**WRITTEN TASK**
Extract only the lines running from the top of the entries to the line that holds "const pctChimeras = [3.0, 4.1, 8.6, 4.5];". Include that line and omit the pictures.

[begin DATA SUPPLIED]

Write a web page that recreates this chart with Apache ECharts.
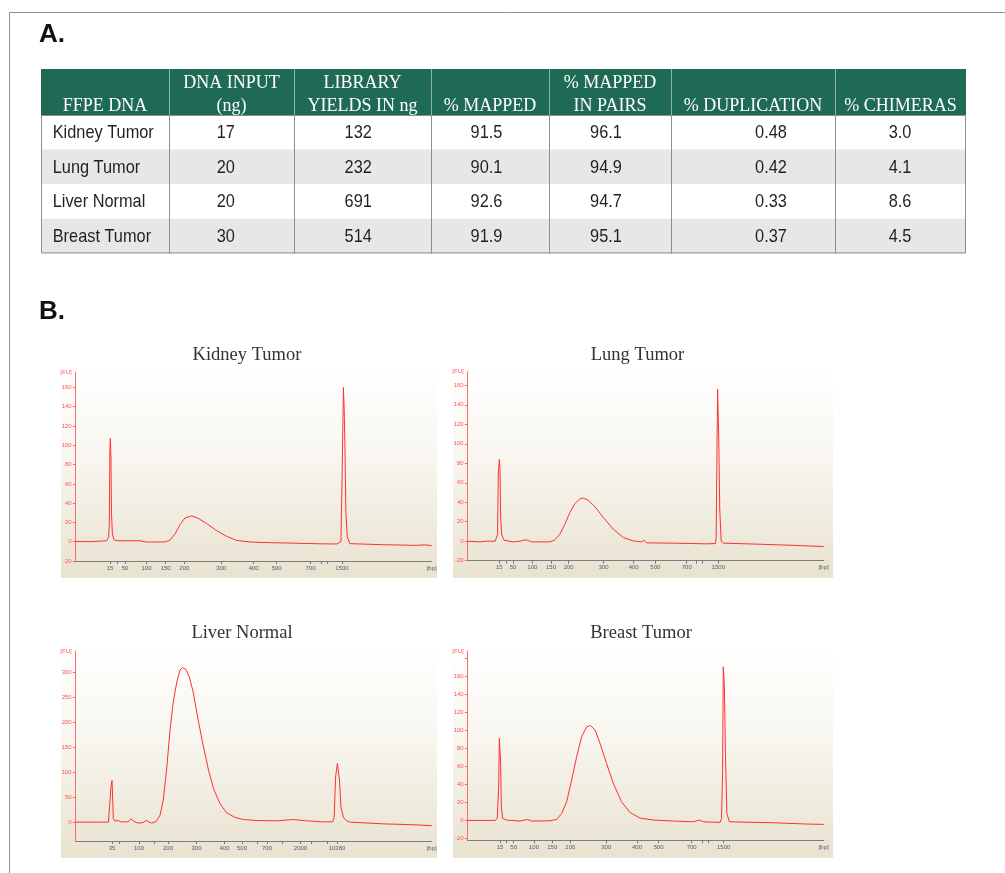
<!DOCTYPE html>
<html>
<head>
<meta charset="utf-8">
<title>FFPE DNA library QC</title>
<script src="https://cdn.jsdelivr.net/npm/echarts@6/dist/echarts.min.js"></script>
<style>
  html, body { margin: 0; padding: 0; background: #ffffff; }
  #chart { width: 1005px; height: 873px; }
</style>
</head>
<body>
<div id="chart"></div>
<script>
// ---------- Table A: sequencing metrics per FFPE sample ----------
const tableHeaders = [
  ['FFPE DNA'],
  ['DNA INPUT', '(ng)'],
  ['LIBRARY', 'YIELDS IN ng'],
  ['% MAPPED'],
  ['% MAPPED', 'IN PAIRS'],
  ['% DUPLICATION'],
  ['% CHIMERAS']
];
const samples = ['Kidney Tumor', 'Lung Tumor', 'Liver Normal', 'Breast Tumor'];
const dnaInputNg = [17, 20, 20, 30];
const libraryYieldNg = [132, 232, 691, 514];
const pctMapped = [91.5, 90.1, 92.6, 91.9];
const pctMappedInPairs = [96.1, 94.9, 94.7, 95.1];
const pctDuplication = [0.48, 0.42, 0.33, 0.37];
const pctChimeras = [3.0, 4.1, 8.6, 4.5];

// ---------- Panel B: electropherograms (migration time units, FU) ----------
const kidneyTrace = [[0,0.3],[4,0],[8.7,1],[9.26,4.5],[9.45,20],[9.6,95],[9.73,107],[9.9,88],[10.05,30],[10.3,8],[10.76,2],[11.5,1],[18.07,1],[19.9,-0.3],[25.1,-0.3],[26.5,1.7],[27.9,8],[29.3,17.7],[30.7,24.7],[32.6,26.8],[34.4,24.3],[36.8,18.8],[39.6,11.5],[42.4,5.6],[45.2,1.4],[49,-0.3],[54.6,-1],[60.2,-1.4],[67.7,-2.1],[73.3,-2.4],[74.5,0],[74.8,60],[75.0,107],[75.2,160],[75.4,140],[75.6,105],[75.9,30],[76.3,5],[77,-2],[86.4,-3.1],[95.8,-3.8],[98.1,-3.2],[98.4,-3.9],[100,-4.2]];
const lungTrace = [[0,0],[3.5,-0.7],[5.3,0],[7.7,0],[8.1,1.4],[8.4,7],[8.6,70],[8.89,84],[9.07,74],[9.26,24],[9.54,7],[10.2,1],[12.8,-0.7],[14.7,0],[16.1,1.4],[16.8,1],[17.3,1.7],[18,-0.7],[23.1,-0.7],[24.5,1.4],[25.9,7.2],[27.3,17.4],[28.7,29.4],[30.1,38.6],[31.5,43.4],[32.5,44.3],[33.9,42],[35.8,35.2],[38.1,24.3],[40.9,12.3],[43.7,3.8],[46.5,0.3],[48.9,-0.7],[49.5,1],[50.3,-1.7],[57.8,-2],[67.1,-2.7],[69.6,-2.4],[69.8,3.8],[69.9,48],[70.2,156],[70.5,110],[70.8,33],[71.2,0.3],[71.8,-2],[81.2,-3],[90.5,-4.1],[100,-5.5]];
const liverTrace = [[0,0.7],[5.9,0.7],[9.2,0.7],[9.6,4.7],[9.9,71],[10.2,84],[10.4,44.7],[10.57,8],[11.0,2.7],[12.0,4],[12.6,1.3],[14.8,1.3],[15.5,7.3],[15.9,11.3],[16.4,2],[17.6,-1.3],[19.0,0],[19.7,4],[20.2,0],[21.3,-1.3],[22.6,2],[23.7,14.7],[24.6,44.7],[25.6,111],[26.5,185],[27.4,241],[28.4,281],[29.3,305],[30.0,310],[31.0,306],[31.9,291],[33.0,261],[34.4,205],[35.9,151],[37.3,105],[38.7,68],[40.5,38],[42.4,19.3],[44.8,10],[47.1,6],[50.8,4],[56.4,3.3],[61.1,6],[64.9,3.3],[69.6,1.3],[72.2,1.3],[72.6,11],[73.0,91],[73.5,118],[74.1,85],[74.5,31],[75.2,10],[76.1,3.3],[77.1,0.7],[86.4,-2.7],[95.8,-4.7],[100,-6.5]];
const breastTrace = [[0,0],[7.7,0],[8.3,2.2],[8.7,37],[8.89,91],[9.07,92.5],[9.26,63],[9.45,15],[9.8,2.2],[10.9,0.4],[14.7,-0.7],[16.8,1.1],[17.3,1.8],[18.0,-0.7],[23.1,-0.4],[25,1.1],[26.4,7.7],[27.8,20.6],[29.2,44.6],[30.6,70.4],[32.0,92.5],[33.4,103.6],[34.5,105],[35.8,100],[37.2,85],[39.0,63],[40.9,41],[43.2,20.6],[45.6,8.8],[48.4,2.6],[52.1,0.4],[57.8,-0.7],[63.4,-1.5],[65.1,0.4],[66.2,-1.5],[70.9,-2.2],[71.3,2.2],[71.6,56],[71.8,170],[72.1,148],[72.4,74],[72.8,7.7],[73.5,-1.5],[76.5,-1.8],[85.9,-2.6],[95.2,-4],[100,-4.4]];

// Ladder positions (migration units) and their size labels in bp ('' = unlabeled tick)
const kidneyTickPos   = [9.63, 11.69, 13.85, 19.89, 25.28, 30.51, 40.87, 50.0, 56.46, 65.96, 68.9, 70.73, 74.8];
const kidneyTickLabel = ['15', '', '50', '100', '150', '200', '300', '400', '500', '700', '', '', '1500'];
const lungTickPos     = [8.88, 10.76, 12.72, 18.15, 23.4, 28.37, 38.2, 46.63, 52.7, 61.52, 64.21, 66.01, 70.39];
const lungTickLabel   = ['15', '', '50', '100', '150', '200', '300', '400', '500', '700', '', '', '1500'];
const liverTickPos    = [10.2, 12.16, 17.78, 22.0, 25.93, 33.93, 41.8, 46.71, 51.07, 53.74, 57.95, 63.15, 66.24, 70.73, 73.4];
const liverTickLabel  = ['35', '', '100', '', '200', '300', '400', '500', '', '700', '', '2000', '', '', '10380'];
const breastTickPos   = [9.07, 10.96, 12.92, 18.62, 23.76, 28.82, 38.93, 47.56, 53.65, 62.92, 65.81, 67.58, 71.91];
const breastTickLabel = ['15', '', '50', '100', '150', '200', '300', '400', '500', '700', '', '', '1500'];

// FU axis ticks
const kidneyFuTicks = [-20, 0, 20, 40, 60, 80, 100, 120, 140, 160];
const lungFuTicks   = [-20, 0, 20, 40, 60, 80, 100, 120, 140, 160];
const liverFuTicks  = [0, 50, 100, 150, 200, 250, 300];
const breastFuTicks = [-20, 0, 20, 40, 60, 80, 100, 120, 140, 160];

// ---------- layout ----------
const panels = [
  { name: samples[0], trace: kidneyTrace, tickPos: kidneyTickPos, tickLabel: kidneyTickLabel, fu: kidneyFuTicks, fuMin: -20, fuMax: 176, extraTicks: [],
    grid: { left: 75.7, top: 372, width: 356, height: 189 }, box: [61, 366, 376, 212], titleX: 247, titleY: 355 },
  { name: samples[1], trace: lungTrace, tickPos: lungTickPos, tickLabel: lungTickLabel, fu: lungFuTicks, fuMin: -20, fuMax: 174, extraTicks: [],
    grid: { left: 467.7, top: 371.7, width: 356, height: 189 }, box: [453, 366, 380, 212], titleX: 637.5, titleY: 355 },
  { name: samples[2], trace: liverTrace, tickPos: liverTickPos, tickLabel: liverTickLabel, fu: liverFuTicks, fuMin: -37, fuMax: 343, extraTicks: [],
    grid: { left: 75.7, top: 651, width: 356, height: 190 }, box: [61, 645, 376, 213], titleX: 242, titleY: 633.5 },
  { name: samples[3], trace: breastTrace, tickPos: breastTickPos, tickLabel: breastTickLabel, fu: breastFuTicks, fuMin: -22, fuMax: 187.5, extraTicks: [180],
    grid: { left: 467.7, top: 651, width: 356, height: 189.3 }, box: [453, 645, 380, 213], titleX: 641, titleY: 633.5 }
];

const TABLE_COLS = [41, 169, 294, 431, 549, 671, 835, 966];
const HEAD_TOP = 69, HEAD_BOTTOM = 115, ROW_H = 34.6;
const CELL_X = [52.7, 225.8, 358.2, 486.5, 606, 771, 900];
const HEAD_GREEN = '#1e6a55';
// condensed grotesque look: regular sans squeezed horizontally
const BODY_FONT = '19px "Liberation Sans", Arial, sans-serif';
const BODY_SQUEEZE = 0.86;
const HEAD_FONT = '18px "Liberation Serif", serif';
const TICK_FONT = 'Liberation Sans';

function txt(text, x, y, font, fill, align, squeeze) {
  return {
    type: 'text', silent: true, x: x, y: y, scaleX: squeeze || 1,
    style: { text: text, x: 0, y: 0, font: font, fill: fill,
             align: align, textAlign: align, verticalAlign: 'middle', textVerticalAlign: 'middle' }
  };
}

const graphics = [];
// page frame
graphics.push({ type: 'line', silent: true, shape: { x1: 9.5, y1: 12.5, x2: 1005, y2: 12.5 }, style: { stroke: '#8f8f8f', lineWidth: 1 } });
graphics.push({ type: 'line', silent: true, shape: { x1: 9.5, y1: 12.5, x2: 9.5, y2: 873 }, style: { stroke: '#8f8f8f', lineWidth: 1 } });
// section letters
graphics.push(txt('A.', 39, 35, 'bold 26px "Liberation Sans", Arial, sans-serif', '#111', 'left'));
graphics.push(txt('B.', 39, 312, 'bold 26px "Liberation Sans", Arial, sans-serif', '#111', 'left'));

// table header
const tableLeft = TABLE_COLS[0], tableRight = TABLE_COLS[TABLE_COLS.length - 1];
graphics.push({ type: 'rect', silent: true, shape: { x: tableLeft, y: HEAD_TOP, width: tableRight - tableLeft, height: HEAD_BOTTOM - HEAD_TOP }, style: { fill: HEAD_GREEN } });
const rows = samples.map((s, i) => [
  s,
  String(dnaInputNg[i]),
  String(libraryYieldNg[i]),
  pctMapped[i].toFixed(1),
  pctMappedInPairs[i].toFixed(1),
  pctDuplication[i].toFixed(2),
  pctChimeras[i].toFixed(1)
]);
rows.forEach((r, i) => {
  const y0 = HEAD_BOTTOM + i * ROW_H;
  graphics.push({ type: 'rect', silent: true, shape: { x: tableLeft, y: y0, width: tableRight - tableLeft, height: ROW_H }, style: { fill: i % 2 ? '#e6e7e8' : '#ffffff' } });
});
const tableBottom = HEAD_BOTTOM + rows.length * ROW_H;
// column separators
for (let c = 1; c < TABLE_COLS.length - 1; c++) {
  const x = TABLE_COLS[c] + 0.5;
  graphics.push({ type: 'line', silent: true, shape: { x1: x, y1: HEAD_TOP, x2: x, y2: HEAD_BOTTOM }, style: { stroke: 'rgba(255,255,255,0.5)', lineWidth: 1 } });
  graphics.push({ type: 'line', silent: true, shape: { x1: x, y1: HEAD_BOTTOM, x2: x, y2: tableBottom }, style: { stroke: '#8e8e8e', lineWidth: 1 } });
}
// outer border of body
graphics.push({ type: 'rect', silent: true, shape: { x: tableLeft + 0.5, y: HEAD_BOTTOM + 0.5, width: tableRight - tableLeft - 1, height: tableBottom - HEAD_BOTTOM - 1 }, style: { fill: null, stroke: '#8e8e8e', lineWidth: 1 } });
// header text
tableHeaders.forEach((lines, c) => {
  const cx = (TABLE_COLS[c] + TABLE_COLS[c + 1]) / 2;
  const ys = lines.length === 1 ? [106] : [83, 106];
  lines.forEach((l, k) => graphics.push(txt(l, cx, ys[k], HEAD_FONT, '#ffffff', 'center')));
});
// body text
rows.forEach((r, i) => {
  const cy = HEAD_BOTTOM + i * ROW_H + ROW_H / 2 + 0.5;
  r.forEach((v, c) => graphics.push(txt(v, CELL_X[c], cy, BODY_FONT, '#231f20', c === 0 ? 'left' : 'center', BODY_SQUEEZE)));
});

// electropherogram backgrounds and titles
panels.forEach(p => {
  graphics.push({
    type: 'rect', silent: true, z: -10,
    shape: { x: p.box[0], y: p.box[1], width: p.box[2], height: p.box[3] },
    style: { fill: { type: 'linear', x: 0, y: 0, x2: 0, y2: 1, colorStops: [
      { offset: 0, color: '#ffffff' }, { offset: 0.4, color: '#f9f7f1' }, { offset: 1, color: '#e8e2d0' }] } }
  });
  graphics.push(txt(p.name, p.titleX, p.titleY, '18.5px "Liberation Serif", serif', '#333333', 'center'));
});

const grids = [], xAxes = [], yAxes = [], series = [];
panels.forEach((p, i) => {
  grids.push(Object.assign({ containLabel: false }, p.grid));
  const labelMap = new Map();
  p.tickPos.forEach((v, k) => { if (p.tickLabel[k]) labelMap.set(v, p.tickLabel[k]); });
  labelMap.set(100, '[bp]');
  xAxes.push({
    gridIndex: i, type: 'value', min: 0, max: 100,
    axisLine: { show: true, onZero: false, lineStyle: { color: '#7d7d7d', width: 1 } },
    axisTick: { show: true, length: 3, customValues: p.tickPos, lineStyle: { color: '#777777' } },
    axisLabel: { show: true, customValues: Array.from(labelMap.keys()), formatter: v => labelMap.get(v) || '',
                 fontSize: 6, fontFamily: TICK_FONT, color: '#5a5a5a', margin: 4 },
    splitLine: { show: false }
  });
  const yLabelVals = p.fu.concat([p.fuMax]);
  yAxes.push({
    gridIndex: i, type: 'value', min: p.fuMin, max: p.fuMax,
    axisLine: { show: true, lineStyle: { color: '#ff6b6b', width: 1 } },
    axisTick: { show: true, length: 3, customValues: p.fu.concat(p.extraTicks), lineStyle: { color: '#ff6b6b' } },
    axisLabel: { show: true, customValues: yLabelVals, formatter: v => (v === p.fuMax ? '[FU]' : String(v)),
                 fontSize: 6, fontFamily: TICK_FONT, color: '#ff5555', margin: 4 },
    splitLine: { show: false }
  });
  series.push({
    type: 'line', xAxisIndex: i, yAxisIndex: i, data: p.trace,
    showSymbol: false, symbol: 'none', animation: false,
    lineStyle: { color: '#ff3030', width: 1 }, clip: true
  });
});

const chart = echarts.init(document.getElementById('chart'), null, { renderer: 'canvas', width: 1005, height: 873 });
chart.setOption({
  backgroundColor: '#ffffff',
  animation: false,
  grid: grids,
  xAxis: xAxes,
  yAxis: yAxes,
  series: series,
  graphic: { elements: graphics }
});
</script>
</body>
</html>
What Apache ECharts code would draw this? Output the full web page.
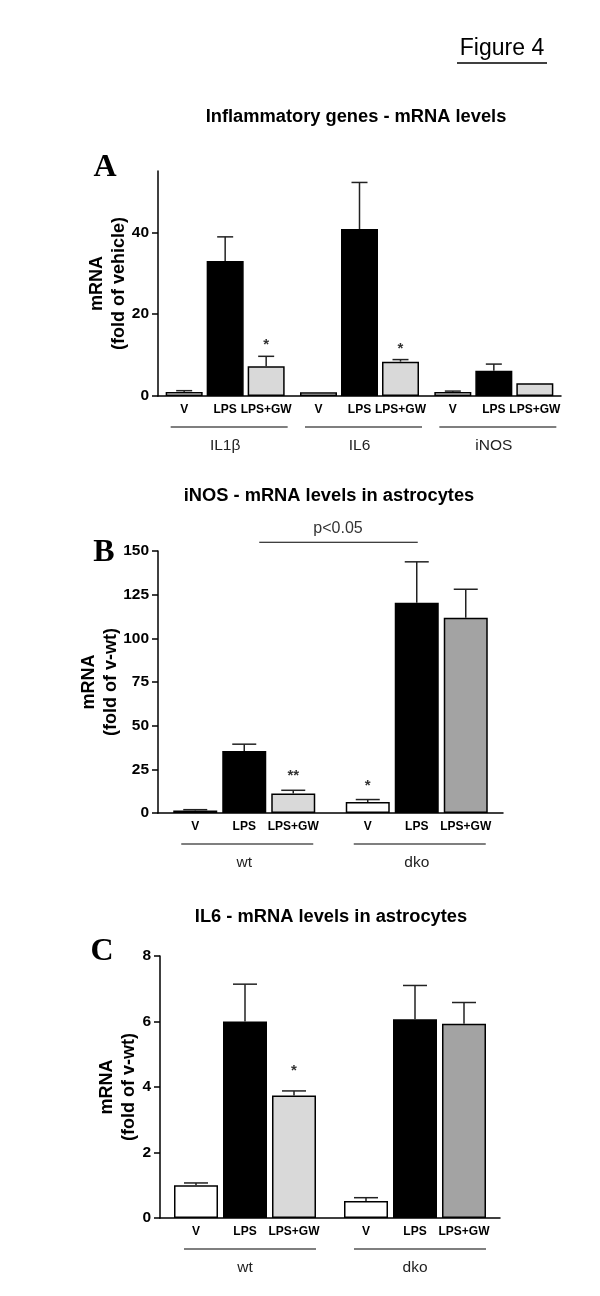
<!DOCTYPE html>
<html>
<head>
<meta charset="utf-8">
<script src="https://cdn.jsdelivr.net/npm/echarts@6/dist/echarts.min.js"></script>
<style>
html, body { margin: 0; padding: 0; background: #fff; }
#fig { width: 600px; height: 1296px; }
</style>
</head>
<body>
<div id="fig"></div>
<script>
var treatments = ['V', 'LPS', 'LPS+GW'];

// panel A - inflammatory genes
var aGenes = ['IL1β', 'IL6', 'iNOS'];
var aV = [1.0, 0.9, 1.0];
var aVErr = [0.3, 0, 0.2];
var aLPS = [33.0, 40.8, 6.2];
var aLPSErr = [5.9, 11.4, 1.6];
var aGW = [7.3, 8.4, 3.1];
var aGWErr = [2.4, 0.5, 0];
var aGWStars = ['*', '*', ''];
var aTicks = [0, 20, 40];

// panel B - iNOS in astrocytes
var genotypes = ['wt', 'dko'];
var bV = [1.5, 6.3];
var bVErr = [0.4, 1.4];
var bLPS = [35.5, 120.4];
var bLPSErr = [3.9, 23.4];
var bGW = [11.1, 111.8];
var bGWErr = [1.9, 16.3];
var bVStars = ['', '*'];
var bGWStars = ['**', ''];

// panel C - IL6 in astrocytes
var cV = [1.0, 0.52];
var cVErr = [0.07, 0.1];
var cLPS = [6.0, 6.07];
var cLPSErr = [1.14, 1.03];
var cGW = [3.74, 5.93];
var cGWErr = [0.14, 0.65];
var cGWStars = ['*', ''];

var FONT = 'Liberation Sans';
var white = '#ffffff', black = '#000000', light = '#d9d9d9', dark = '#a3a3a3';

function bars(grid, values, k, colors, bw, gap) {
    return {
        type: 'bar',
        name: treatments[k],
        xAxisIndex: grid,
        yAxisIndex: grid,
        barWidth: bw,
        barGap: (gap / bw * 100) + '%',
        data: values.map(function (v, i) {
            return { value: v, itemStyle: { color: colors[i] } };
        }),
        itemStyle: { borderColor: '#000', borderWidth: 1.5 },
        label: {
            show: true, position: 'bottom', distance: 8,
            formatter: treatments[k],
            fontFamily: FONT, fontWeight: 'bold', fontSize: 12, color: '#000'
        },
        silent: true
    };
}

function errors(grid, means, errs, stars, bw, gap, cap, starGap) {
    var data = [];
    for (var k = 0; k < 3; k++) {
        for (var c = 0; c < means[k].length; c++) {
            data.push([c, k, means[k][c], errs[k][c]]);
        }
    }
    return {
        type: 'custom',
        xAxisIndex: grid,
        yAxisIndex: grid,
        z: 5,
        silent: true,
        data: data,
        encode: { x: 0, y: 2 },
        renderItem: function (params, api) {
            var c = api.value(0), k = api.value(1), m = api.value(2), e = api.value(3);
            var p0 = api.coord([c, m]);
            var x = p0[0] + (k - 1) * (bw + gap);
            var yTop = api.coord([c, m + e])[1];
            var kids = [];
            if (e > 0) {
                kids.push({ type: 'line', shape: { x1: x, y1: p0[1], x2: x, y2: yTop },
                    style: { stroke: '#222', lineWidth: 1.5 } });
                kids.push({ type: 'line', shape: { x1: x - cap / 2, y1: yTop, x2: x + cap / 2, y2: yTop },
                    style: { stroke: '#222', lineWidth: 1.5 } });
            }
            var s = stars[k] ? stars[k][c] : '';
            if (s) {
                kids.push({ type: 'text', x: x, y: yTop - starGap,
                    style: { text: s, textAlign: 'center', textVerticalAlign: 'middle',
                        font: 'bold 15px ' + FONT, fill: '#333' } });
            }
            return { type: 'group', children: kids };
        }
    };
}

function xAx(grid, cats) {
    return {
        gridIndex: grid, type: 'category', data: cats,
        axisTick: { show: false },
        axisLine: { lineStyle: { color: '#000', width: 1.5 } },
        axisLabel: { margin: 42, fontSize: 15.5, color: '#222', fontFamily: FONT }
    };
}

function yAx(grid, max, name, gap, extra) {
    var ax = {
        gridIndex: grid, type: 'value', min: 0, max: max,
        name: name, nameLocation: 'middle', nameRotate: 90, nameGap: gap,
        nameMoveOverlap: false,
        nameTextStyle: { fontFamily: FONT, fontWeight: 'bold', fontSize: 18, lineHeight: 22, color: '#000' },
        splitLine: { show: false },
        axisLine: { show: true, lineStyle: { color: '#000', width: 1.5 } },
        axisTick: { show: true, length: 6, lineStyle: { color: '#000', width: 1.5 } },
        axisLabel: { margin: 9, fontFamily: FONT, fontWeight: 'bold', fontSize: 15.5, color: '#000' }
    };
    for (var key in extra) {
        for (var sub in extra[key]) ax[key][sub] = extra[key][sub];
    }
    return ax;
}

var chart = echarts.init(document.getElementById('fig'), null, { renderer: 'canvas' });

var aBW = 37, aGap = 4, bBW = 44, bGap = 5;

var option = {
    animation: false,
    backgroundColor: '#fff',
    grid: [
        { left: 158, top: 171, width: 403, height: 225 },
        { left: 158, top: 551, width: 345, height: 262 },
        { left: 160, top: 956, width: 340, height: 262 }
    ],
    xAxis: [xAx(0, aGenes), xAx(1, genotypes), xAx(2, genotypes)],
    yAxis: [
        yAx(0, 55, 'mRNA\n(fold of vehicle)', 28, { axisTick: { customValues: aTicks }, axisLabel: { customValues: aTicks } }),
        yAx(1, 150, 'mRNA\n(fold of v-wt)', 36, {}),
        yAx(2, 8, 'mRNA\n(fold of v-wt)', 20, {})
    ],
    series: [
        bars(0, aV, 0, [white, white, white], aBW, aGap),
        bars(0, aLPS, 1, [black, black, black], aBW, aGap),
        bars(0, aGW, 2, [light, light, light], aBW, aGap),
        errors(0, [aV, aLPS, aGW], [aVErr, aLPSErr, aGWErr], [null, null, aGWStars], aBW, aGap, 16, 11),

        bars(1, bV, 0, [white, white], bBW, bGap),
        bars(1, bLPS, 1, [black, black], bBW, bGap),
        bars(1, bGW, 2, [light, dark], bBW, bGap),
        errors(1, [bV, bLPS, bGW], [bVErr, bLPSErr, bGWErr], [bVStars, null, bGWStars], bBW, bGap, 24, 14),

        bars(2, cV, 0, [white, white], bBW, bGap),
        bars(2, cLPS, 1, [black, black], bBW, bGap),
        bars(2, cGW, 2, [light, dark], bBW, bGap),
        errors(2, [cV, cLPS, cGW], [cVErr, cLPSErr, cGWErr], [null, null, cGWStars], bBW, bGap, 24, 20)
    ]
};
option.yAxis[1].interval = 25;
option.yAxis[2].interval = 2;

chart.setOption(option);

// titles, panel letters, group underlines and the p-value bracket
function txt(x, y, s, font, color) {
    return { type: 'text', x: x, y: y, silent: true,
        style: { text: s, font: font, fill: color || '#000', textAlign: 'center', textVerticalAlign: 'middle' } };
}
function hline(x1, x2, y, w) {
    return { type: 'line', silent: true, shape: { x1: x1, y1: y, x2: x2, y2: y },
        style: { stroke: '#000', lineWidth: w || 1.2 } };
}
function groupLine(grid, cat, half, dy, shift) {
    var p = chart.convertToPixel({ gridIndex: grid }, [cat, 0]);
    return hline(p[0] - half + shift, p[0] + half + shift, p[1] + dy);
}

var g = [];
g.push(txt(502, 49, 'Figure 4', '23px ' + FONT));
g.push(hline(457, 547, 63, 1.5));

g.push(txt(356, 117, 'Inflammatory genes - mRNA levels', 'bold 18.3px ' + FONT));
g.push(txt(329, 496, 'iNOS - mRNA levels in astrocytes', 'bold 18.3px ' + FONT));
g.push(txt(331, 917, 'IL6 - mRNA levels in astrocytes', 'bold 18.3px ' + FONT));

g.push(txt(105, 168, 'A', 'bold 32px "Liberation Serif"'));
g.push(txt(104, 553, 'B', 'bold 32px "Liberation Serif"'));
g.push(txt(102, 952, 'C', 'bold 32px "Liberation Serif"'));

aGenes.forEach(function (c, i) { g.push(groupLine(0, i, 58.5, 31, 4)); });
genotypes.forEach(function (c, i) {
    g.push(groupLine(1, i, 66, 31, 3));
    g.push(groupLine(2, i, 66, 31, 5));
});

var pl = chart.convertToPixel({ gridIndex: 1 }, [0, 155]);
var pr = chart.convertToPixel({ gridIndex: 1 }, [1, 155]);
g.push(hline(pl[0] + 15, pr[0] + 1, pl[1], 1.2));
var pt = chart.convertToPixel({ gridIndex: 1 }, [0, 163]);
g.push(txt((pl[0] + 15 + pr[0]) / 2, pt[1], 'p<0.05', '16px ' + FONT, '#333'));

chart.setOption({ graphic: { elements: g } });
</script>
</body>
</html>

[end DATA SUPPLIED]

**COMPLETE RESPONSE**
Write a web page that recreates this chart with Apache ECharts.
<!DOCTYPE html>
<html>
<head>
<meta charset="utf-8">
<title>FFPE DNA library QC</title>
<script src="https://cdn.jsdelivr.net/npm/echarts@6/dist/echarts.min.js"></script>
<style>
  html, body { margin: 0; padding: 0; background: #ffffff; }
  #chart { width: 1005px; height: 873px; }
</style>
</head>
<body>
<div id="chart"></div>
<script>
// ---------- Table A: sequencing metrics per FFPE sample ----------
const tableHeaders = [
  ['FFPE DNA'],
  ['DNA INPUT', '(ng)'],
  ['LIBRARY', 'YIELDS IN ng'],
  ['% MAPPED'],
  ['% MAPPED', 'IN PAIRS'],
  ['% DUPLICATION'],
  ['% CHIMERAS']
];
const samples = ['Kidney Tumor', 'Lung Tumor', 'Liver Normal', 'Breast Tumor'];
const dnaInputNg = [17, 20, 20, 30];
const libraryYieldNg = [132, 232, 691, 514];
const pctMapped = [91.5, 90.1, 92.6, 91.9];
const pctMappedInPairs = [96.1, 94.9, 94.7, 95.1];
const pctDuplication = [0.48, 0.42, 0.33, 0.37];
const pctChimeras = [3.0, 4.1, 8.6, 4.5];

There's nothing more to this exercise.